Southern Living,  Jul 2003  by Black, James

The Holtkamps continue a flowering tradition in Nashville.

A sea of soft colors, deep purples and ruby reds, stretches across a greenhouse the size of a football field.

"Will I ever get tired of growing African violets?" Reinhold Holtkamp, Sr., asks in reply to a visitor's question. "Not until our customers get tired of them too."

As long as Americans have been tending these tiny beauties, the Holtkamp family has been tinkering with them.
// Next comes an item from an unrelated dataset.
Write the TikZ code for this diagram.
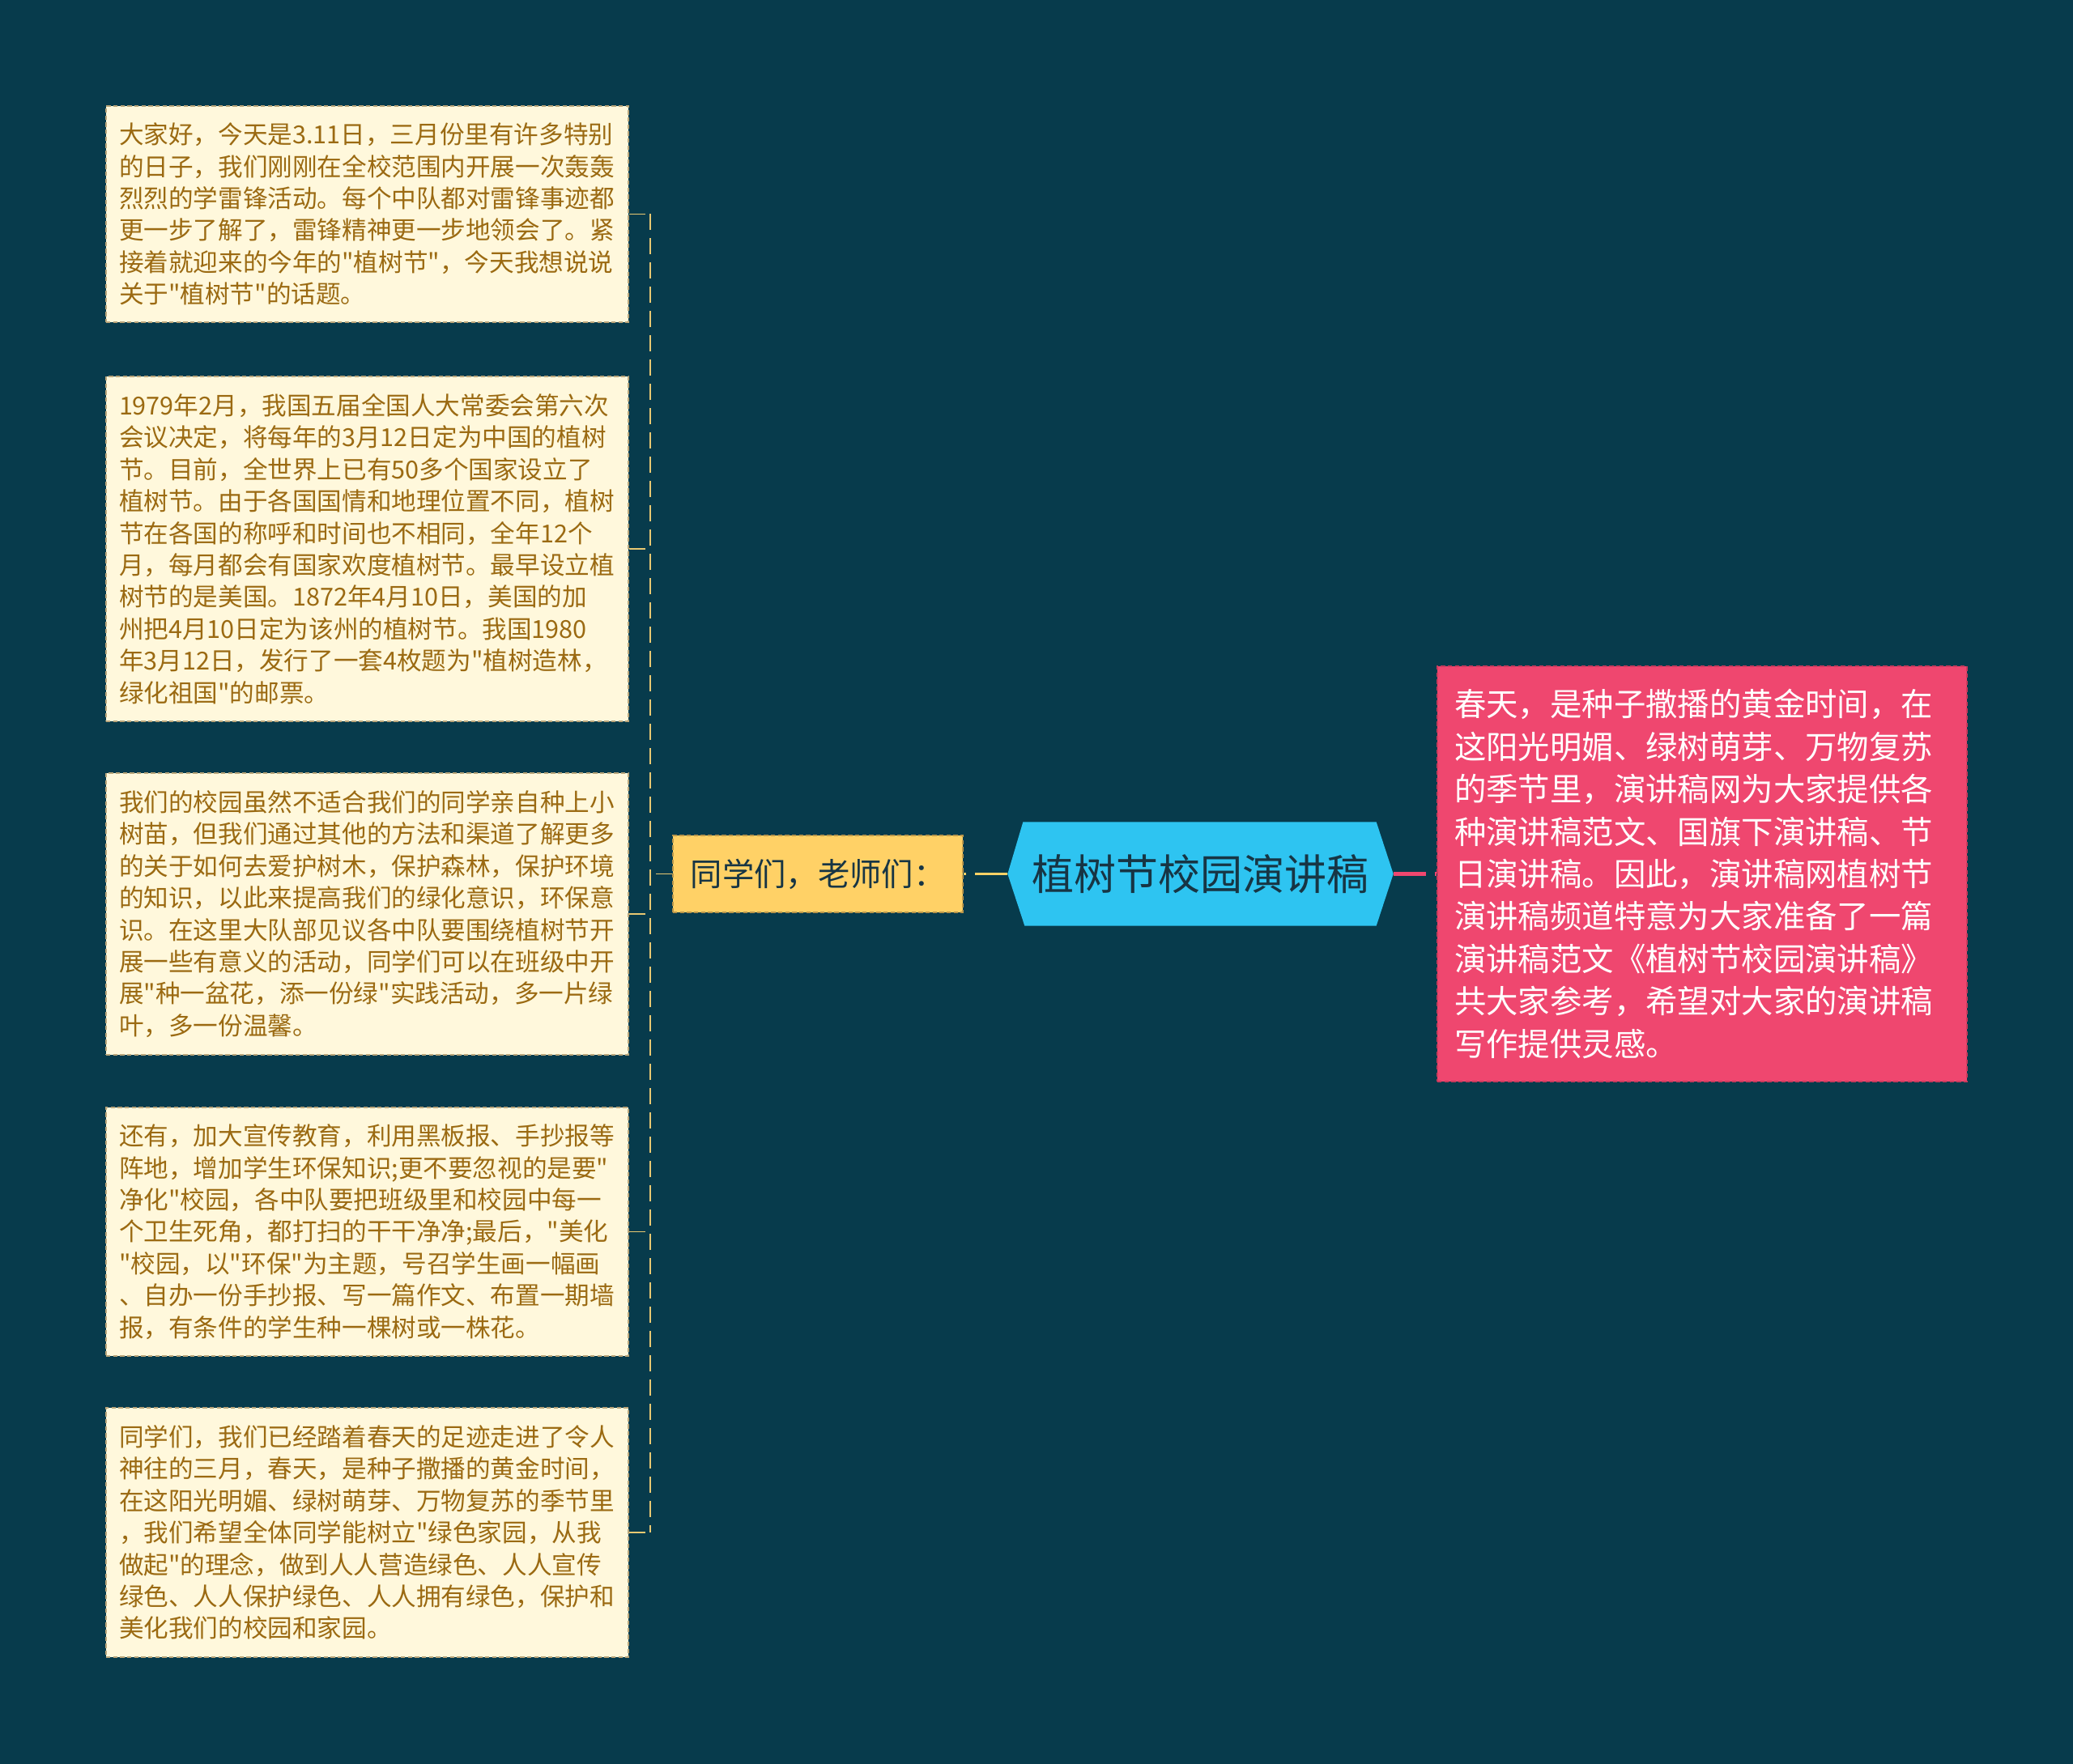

In fact, if your grandmother's living room was filled with bright bunches of blooming violets, you can thank Reinhold's father, Hermann Holtkamp.

A Flower for the 20th Century

The first African violets came to Europe in 1892 after a German farmer found the plant growing on his plantation in East Africa (now Tanzania). He sent some seeds back to Germany, where a few ended up in the greenhouse of horticulturist Martin Dorrenbach. By the 1930s, Hermann, Martin's son-in-law, was successfully cultivating the tiny plants. Soon commercial growers across Europe and America were trying to grow African violets-but they had a big problem. The flowers lost most of their petals when shaken, making them almost impossible to ship.
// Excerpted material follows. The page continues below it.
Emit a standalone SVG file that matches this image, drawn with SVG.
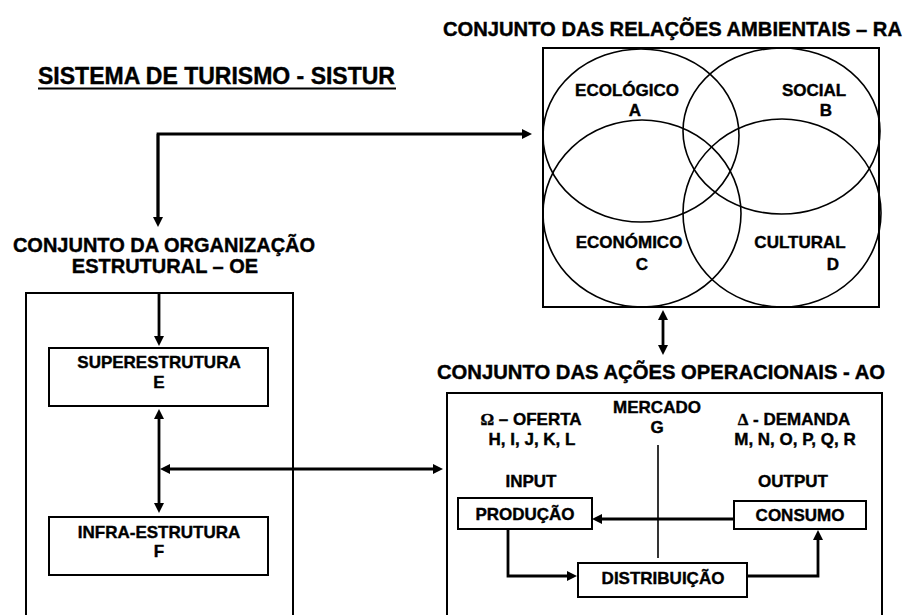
<svg xmlns="http://www.w3.org/2000/svg" width="904" height="615" viewBox="0 0 904 615">
<style>
text{font-family:"Liberation Sans",Arial,sans-serif;font-weight:bold;fill:#000;stroke:#000;stroke-width:0.4}
.t20{font-size:20px}
.t17{font-size:17px;text-anchor:middle}
.box{fill:#fff;stroke:#000;stroke-width:2}
.frame{fill:none;stroke:#000;stroke-width:2}
.ell{fill:none;stroke:#000;stroke-width:1.6}
.arr{fill:none;stroke:#000;stroke-width:2.8}
.sym{font-family:"Liberation Serif","Times New Roman",serif}
</style>
<defs>
<marker id="ah" markerUnits="userSpaceOnUse" markerWidth="11" markerHeight="10" refX="2" refY="5" orient="auto-start-reverse">
<path d="M0,0 L10,5 L0,10 Z" fill="#000"/>
</marker>
</defs>
<rect width="904" height="615" fill="#fff"/>

<g id="title">
<text x="38" y="84" font-size="23" textLength="357" lengthAdjust="spacingAndGlyphs">SISTEMA DE TURISMO - SISTUR</text>
<line x1="38" y1="88.5" x2="396" y2="88.5" stroke="#000" stroke-width="2"/>
</g>

<g id="ra">
<text class="t20" x="443" y="36" textLength="459" lengthAdjust="spacingAndGlyphs">CONJUNTO DAS RELAÇÕES AMBIENTAIS – RA</text>
<rect class="frame" x="543" y="48" width="336" height="259" stroke-width="1.8"/>
<ellipse class="ell" cx="641" cy="135.5" rx="98" ry="86.5"/>
<ellipse class="ell" cx="781.5" cy="131" rx="98.5" ry="83"/>
<ellipse class="ell" cx="642" cy="213.5" rx="99" ry="93.5"/>
<ellipse class="ell" cx="782" cy="213" rx="99" ry="94"/>
<text class="t17" x="627" y="96">ECOLÓGICO</text>
<text class="t17" x="635" y="116">A</text>
<text class="t17" x="814" y="96">SOCIAL</text>
<text class="t17" x="826" y="116">B</text>
<text class="t17" x="629" y="248">ECONÓMICO</text>
<text class="t17" x="642" y="270">C</text>
<text class="t17" x="800" y="248">CULTURAL</text>
<text class="t17" x="833" y="270">D</text>
</g>

<g id="oe">
<text class="t20" x="164" y="252" text-anchor="middle">CONJUNTO DA ORGANIZAÇÃO</text>
<text class="t20" x="165" y="273" text-anchor="middle">ESTRUTURAL – OE</text>
<path class="frame" d="M26,620 V293 H293 V620"/>
</g>

<g id="superestrutura">
<rect class="box" x="49" y="348" width="219" height="58"/>
<text class="t17" x="159" y="368">SUPERESTRUTURA</text>
<text class="t17" x="159" y="388">E</text>
</g>

<g id="infraestrutura">
<rect class="box" x="49" y="517" width="219" height="58"/>
<text class="t17" x="159" y="538">INFRA-ESTRUTURA</text>
<text class="t17" x="159" y="557">F</text>
</g>

<g id="ao">
<text class="t20" x="437" y="379" textLength="448" lengthAdjust="spacingAndGlyphs">CONJUNTO DAS AÇÕES OPERACIONAIS - AO</text>
<path class="frame" d="M447,620 V393 H882 V620"/>
<text class="t17" x="531" y="425"><tspan class="sym">Ω</tspan> – OFERTA</text>
<text class="t17" x="532" y="445">H, I, J, K, L</text>
<text class="t17" x="657" y="413">MERCADO</text>
<text class="t17" x="657" y="433">G</text>
<text class="t17" x="794" y="425"><tspan class="sym">Δ</tspan> - DEMANDA</text>
<text class="t17" x="795" y="445">M, N, O, P, Q, R</text>
<text class="t17" x="531" y="487">INPUT</text>
<text class="t17" x="793" y="487">OUTPUT</text>
<line x1="658" y1="445" x2="658" y2="558" stroke="#000" stroke-width="1.6"/>
</g>

<g id="producao">
<rect class="box" x="458" y="498" width="134" height="31"/>
<text class="t17" x="525" y="520">PRODUÇÃO</text>
</g>

<g id="consumo">
<rect class="box" x="734" y="501" width="132" height="28"/>
<text class="t17" x="800" y="521">CONSUMO</text>
</g>

<g id="distribuicao">
<rect class="box" x="578" y="563" width="169" height="34"/>
<text class="t17" x="663" y="584">DISTRIBUIÇÃO</text>
</g>

<g id="connectors">
<path class="arr" d="M158,219 V134 H524" marker-end="url(#ah)"/>
<path class="arr" d="M158,134 V219" marker-end="url(#ah)"/>
<path class="arr" d="M159,293 V338" marker-end="url(#ah)"/>
<path class="arr" d="M159,417 V505" marker-start="url(#ah)" marker-end="url(#ah)"/>
<path class="arr" d="M168,469 H435" marker-start="url(#ah)" marker-end="url(#ah)"/>
<path class="arr" d="M663,318 V347" marker-start="url(#ah)" marker-end="url(#ah)"/>
<path class="arr" d="M734,519 H600" marker-end="url(#ah)"/>
<path class="arr" d="M508,529 V576 H569" marker-end="url(#ah)"/>
<path class="arr" d="M747,576 H818 V538" marker-end="url(#ah)"/>
</g>
</svg>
So Hermann and his son, Reinhold, went to work. "Dad really put his neck on the line; he put everything he had into developing a nondropping violet," Reinhold, Sr., remembers. "We started experimenting in 1956 with nearly 10,000 violets. Out of those we found only three with the stable characteristics we needed." Nine years later the father-and-son team finally produced a plant with nondropping flowers, and the African violet's popularity really began to bloom.

By 1977 Reinhold and Hermann had decided to put down roots in Nashville. "My father has always had a pioneering spirit," Reinhold, Jr., says. "Although we thought he might have had a little bit too much spirit when we first saw this place."
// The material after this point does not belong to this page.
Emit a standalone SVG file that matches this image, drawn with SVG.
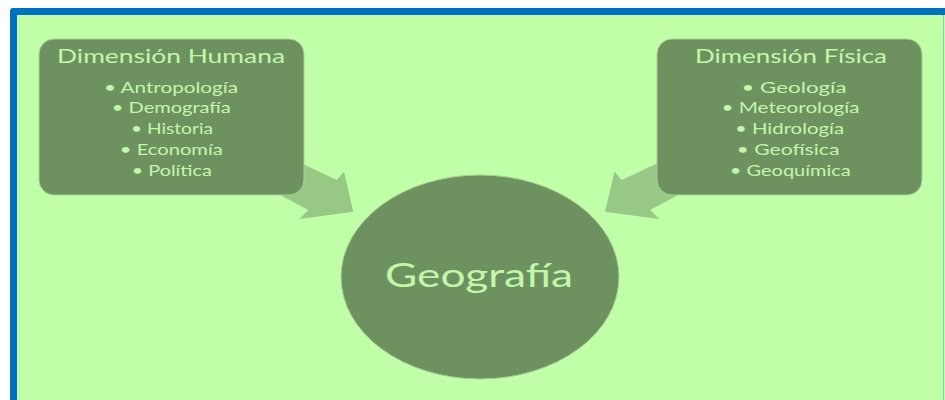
<svg xmlns="http://www.w3.org/2000/svg" width="945" height="400" viewBox="0 0 945 400">
<style>
.node{fill:#6E9160;stroke:#A9CF96;stroke-width:1}
.arrow{fill:#98C886}
.t{font-family:Lato,"Open Sans","Liberation Sans",sans-serif;fill:#C2F7AA;text-anchor:middle}
.title{font-size:19px}
.item{font-size:15px}
.big{font-size:32px}
</style>
<rect x="0" y="0" width="945" height="400" fill="#FFFFFF"/>
<rect x="10" y="8" width="945" height="400" rx="3" fill="#0070C0"/>
<rect x="17" y="15" width="928" height="385" fill="#C0FFA8"/>
<line x1="943.5" y1="15" x2="943.5" y2="400" stroke="#7FCFC4" stroke-width="1"/>
<g id="connectors">
<polygon class="arrow" points="290,158 336.7,180 344,171.7 353.3,211.7 299.3,219 308.3,210 270,189.6"/>
<polygon class="arrow" points="668.4,158 621.7,180 614.4,171.7 605.1,211.7 659.1,219 650.1,210 688.4,189.6"/>
</g>
<g id="dimension-humana">
<rect class="node" x="39" y="39" width="265" height="156" rx="15"/>
<text class="t title" x="171" y="63.3" textLength="228" lengthAdjust="spacingAndGlyphs">Dimensión Humana</text>
<text class="t item" x="171" y="92.5" textLength="134" lengthAdjust="spacingAndGlyphs">• Antropología</text>
<text class="t item" x="171.3" y="113.3" textLength="119" lengthAdjust="spacingAndGlyphs">• Demografía</text>
<text class="t item" x="172" y="134" textLength="82" lengthAdjust="spacingAndGlyphs">• Historia</text>
<text class="t item" x="171.3" y="154.8" textLength="103" lengthAdjust="spacingAndGlyphs">• Economía</text>
<text class="t item" x="171.8" y="175.6" textLength="80" lengthAdjust="spacingAndGlyphs">• Política</text>
</g>
<g id="dimension-fisica">
<rect class="node" x="657" y="39" width="265" height="156" rx="15"/>
<text class="t title" x="791" y="63.3" textLength="192" lengthAdjust="spacingAndGlyphs">Dimensión Física</text>
<text class="t item" x="794" y="92.5" textLength="105" lengthAdjust="spacingAndGlyphs">• Geología</text>
<text class="t item" x="790.5" y="113.3" textLength="138" lengthAdjust="spacingAndGlyphs">• Meteorología</text>
<text class="t item" x="789.5" y="134" textLength="109" lengthAdjust="spacingAndGlyphs">• Hidrología</text>
<text class="t item" x="788" y="154.8" textLength="103" lengthAdjust="spacingAndGlyphs">• Geofísica</text>
<text class="t item" x="790.3" y="175.6" textLength="121" lengthAdjust="spacingAndGlyphs">• Geoquímica</text>
</g>
<g id="geografia">
<ellipse class="node" cx="480" cy="277" rx="139" ry="102"/>
<text class="t big" x="479" y="286.7" textLength="188" lengthAdjust="spacingAndGlyphs">Geografía</text>
</g>
</svg>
The family went to work, tearing down dilapidated old greenhouses and refurbishing newer ones. Reinhold, Sr., continued his research; his wife, Gisela, coordinated production of miniature plants; and two of their three children, Margit and Reinhold, Jr., became active in the company.

Under their father's direction, they continue searching for the Holy Grail of violet lovers-a plant with yellow or crimson flowers. Reinhold, Jr.'s wife, Monique, recently started a garden-supply Web site, and children Lawrence, Pascal, and Michele are already digging in the dirt.

"They're growing a few plants at home," Reinhold, Jr., says. "They're like the rest of us-they love being around African violets. Who wouldn't? You feel good just looking at them."